Greetings IBD Patients!
My name is Bianca Hernandez and I am a 17 year old ulcerative colitis patient. I am also the founder of "GO" Free. It is a huge honor to be sharing my story on Crusade for Crohn's and Colitis. I hope my story serves as true look at how you can change a diagnosis into a new look at life, and a new opportunity to make something great out of a "not so great situation".
During June of 2015, I began experiencing symptoms such as bloody stools and the incapability to use the restroom, while on a weekend vacation. Since this was not in my "normal routine", I visited my pediatrician. She told us that she believed it was a bacteria, but to visit a gastroenterologist if the problem got worse. I was never in any pain and continued to show symptoms, therefore, I did not think it was a big deal. However, I scheduled an appointment to meet with gastroenterologist, Dr. Raghad Koutouby. She ordered many different stool samples and different blood speciments.
At the end of July, my symptoms became much worse and all the tests came back negative. Dr. Koutouby scheduled me for a colonoscopy and an endoscopy. On August 6th, 2015, I was diagnosed with ulcerative colitis. After not being able to complete my colonoscopy due to the large amount of inflammation in my colon, Dr. Koutouby had seen multiple ulcers and inflammation in my colon and rectum. Soon after, I was placed on a low dosage Steroid called Uceris, Apriso, Canasa, and multiple vitamins and fish oils.
Since my calprotectin levels were so high, I decided to try the GAPS Diet, to try and heal my gut. This rigourous diet consists of eating/drinking the gelatin part of the bone, once the gelatin is boiled, for breakfast, lunch, and dinner. After certain stages, one is able to add certain foods into the diet such as chicken, honey, and eggs. Although this diet was healing my colon, I lost weight and became very tired, due to the lack of nutrients. I dreaded walking around and would fall asleep in all of my classes. I had 0 energy and this diet was becoming very hard.

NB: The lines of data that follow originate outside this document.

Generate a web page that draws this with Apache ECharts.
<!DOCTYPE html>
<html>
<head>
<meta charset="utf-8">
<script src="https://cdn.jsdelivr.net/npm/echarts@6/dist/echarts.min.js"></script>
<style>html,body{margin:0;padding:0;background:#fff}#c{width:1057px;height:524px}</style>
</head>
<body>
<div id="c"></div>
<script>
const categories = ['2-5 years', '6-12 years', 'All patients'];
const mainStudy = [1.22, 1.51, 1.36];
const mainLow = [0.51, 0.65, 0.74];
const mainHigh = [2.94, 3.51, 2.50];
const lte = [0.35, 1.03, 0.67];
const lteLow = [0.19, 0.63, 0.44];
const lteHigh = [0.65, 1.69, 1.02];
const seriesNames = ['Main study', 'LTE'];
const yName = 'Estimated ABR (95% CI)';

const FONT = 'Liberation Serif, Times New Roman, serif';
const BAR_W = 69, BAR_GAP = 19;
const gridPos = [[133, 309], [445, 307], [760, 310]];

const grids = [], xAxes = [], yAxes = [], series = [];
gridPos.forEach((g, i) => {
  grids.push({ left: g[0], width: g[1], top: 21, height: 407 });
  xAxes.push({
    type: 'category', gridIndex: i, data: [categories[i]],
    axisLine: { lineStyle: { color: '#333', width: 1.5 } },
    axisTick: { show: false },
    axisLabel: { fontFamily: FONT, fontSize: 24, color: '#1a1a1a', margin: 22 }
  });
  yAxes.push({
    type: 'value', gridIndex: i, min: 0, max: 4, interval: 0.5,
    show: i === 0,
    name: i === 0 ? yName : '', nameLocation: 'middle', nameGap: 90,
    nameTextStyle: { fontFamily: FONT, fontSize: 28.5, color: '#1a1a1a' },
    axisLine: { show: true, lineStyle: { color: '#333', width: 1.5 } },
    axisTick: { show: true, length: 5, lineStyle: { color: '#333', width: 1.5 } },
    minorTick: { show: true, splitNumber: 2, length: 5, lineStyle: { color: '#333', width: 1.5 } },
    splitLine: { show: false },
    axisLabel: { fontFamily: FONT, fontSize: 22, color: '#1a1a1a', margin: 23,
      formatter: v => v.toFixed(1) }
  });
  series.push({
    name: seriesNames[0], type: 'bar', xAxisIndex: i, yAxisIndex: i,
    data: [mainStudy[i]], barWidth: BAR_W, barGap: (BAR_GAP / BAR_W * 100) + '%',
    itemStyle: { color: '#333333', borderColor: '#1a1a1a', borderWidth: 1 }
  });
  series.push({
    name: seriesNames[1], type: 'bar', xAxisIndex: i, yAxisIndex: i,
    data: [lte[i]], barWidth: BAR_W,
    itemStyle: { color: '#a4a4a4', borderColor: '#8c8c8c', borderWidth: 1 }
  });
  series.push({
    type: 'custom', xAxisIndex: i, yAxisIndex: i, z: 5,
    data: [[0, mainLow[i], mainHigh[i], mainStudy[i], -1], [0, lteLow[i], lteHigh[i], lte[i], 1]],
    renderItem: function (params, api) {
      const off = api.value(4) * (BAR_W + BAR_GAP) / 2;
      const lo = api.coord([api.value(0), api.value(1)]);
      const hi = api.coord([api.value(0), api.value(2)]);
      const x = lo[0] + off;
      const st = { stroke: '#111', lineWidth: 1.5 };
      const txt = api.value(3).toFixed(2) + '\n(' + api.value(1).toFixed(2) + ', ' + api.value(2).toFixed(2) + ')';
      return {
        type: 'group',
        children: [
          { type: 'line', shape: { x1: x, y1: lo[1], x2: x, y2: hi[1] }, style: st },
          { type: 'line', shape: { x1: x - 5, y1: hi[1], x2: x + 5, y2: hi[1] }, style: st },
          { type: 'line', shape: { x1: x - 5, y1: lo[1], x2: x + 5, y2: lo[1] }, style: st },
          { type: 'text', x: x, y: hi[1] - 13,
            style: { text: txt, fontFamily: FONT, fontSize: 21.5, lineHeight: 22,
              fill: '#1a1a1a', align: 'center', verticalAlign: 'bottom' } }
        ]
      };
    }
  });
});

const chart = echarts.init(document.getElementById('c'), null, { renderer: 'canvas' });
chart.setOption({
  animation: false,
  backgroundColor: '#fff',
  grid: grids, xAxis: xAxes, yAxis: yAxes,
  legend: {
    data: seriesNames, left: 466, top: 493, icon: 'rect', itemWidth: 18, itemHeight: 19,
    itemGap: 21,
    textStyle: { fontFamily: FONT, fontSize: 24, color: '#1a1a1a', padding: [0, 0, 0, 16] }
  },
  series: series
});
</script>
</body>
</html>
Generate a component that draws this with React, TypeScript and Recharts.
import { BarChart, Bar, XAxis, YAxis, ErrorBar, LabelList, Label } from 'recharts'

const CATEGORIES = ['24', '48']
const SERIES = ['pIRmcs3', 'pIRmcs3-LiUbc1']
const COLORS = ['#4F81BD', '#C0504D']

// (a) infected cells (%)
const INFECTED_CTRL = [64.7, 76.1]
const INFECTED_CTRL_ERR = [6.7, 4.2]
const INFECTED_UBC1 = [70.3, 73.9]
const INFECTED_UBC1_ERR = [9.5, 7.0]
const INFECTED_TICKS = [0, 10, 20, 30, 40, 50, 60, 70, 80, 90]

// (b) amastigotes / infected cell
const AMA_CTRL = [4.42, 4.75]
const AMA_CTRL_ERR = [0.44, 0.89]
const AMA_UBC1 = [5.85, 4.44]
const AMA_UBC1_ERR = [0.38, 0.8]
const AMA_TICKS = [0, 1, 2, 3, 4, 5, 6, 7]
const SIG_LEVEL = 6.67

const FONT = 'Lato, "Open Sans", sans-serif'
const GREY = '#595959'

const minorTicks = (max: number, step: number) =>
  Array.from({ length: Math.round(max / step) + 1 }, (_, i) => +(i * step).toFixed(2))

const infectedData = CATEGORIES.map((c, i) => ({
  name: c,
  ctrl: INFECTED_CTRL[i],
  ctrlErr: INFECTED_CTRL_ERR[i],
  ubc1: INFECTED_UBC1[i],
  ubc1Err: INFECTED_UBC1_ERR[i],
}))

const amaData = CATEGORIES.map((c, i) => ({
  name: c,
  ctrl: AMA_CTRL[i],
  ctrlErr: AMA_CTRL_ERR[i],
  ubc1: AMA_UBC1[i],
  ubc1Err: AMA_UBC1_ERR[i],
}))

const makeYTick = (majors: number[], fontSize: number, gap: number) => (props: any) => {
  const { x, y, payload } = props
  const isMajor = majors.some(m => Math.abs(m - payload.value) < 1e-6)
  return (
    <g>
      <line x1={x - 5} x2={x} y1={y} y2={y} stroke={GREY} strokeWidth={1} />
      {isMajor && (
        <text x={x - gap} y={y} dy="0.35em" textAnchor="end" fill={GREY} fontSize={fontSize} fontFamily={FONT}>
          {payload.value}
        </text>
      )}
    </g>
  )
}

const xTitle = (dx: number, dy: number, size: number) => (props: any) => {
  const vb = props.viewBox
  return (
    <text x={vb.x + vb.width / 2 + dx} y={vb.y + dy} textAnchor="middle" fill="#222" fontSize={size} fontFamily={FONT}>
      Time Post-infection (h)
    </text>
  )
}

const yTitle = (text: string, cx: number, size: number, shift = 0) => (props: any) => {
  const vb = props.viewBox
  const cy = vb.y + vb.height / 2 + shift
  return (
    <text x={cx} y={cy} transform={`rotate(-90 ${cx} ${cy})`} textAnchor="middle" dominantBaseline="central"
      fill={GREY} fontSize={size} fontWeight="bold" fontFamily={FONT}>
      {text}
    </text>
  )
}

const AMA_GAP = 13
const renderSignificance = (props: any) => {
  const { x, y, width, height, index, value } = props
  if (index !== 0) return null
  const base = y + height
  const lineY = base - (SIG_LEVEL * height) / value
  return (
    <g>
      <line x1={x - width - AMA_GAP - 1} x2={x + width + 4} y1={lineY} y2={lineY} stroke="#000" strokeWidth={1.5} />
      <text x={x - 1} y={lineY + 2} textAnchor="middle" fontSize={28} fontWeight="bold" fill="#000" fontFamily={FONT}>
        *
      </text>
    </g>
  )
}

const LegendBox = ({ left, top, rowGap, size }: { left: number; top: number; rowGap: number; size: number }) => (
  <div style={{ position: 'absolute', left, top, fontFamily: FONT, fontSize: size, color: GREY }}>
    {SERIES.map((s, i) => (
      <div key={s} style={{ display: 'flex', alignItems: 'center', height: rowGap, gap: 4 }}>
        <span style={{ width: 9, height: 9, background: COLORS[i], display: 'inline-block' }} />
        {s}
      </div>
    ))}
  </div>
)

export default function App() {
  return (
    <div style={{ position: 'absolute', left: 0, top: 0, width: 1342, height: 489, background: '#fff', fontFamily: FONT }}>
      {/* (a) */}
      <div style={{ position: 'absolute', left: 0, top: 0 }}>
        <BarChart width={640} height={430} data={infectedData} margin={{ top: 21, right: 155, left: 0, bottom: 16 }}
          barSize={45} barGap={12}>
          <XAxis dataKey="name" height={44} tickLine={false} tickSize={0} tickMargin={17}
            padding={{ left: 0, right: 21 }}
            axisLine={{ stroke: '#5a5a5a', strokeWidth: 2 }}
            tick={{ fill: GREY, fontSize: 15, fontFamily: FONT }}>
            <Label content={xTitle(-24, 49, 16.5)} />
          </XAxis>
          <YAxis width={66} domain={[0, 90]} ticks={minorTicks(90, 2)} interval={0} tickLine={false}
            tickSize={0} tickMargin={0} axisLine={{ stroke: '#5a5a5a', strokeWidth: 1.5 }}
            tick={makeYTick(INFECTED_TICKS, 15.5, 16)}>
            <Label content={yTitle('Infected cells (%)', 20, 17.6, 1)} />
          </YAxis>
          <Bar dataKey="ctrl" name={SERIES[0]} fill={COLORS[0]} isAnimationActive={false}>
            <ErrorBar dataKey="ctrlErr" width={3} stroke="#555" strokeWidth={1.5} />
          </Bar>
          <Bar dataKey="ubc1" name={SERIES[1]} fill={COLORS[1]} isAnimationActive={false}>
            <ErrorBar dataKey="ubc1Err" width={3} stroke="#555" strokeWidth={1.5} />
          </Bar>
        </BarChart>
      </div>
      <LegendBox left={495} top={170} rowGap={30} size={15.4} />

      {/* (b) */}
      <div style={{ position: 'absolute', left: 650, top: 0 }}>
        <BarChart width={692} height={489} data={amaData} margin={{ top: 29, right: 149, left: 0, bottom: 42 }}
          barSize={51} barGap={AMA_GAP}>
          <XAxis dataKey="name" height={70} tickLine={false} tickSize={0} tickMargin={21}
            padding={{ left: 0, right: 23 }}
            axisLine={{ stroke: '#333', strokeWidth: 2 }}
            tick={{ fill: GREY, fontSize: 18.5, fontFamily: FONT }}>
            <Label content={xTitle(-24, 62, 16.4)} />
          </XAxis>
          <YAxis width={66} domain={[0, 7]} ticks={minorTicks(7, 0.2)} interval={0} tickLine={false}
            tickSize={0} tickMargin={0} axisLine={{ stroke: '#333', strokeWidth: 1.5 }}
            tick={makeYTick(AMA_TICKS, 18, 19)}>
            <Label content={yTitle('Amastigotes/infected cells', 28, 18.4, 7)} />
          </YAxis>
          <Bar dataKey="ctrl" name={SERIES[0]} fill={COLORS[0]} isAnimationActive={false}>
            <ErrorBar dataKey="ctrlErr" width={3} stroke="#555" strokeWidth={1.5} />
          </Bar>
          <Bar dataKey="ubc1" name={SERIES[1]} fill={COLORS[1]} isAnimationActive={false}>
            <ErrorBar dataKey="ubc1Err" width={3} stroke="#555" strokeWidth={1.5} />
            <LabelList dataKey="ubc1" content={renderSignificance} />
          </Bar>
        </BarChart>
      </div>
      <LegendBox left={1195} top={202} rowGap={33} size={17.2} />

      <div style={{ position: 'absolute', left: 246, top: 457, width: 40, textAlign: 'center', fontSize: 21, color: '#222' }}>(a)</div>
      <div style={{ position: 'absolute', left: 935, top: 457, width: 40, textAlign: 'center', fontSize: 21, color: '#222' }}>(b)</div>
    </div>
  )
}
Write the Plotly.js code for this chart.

During this time in my life, I had started my Junior year and had a lot on my plate. I served as my school’s Junior Class President and the lead in the Drama production. However, no one was aware that I had this invisible illness. Although school was stressful, the most stressful thing I had been dealing with was my sense of urgency I was not able to control. I had a very hard time controlling when I needed to use the restroom, which became very embarassing.
School was one of my favorite places to attend, but being embarrassed to use the restroom prevented me from wanting to go to school. That’s when my school counselor allowed for me to use the private restroom in the school, to avoid embarrassing situations and giving me the privacy to deal with my disease, whenever I needed to.
After I was able to use the private restroom, it felt like a HUGE weight was lifted off my shoulders. I didn't have to worry about going to the public restroom and or having an accident. With the private restroom access I was able to go to the restroom without having to be rushed with the next person in class waiting to "GO". I did not have to worry if I had an accident because I carried an extra pair of clothes under the drawer. And more importantly, I was granted the proper discretion that all IBD students deserve.
In April, I began a program called “GO” Free, which grants IBD students access to use the private restrooms in their schools while also spreading awareness and compassion for IBD students in their school communities. I have met with 16 schools this summer who will have the “GO” Free Program available in their schools this upcoming school year. Also, I have met with the University of Miami’s Institute for Individual and Family Counseling Center as well as Counseling Centers throughout Miami. This past week, I was awarded an Honorable Mention at the Silver Knight awards for the service I have completed with "GO" Free.
Today, I live a very happy, healthy, and exciting life. I am looking forward to attending college in the Fall. I am currently maintained on Lialda and a few other immunomodulators. Always remember that this disease DOES NOT have control over YOU, you have control over IT.
My advice to newly diagnosed patients, especially still attending school, is to TALK about it. I know at first it is not the most comfortable topic, however, people are not mind readers. By talking about your disease, your administrators and teachers are able to make accommodations that you rightfully are entitled to. As far as embarrassment, we are the ones who put the embarrassment on ourselves. OH WELL! We have a "pooping" disease. SO WHAT! So do 1.6 million individuals around the world. Be open, talk about it, and I promise you will inspire others to do the same. To all newly diagnosed patients, remember YOU are in control of this disease. Stay away from rough foods, exercise, and most importantly, find what works for you.